Document Type

Closed Project

Publication Date

Fall 2012


Timothy Anderson

Course Title

Operations Research

Course Number

ETM 540/640


Data envelopment analysis, Oscilloscopes -- Pricing, Technology -- Management, Operations research


The research in this paper proposes a new technique for pricing products in competitive markets taking into account the features and prices of competing product offerings. This technique is based on a methodology known as Data Envelopment Analysis (DEA) and is referred to as Competitive Pricing using Data Envelopment Analysis (CPDEA).

The speed of innovation and new product development in competitive markets continues to accelerate at a rapid pace. In this environment, when new products are introduced they do not necessarily disappear, they often remain in the market at a price that decreases over time to reflects the market’s perception of reduced value – the latest and greatest products often command a price premium. Providers of products and services need to be able to price their products competitively: if they price too high then volume can drop to zero; price too low and money is left on the table.

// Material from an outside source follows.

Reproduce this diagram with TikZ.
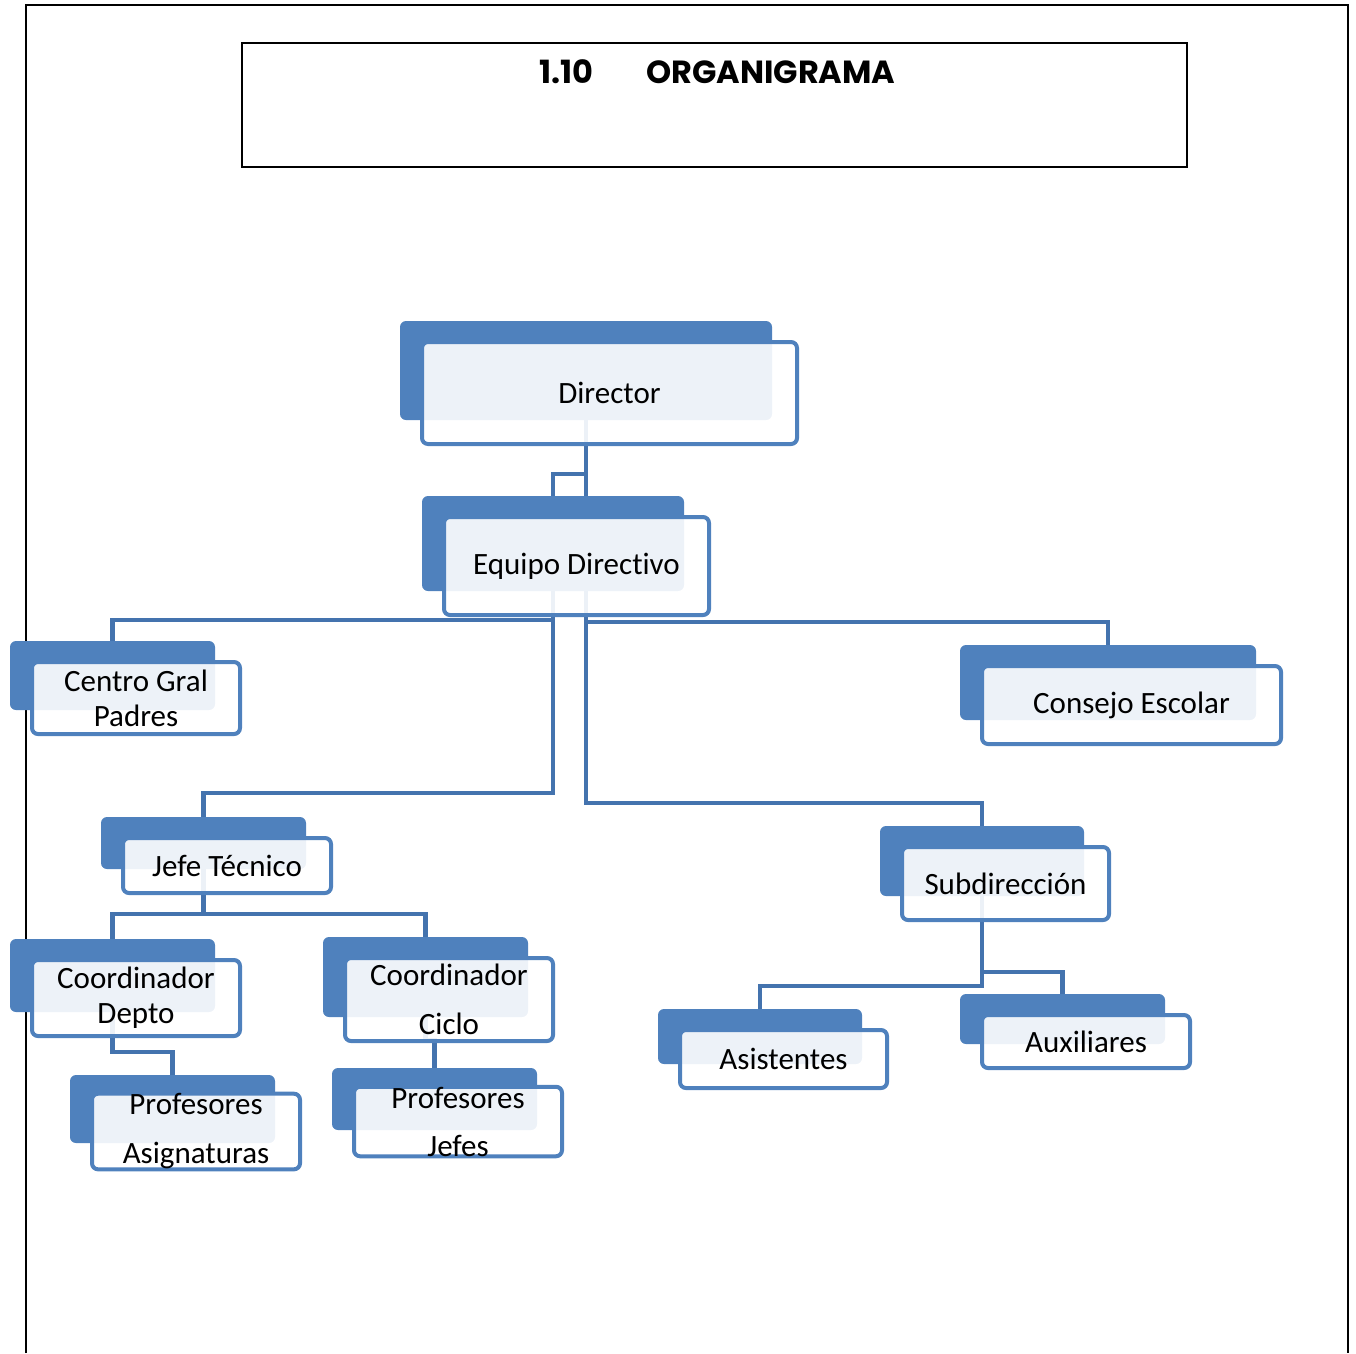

There are a number of analytical techniques that are used to determine optimal pricing. These include: Conjoint Analysis, Van Westendorp Price Sensitivity Meter, Gabor Granger, Brand vs. Price Trade-off, and Expert Session. However these techniques rely largely on direct customer survey research which is complicated and time consuming to setup; as well as subject to bias based on individual opinions. This bias can be reduced given a large sample size; however, this does not eliminate the gap that exists between buyer perception (what potential customers say they would do) and buyer behavior (what customers actually do). This bias can be removed by looking directly at the market.

This study uses CPDEA to examine the actual prices and features currently available in the oscilloscope market and find those offerings that are state of the art (SOA). In addition, given the results of this analysis, and assuming an efficient market, it is also possible to adjust prices and create an efficient offering even when the “feature set” is not SOA. This provides one more analytical tool to assist with competitive pricing, especially for those offerings with complex feature sets. This, in turn, can boost profit margins for the most advanced and assure competitive pricing for older models.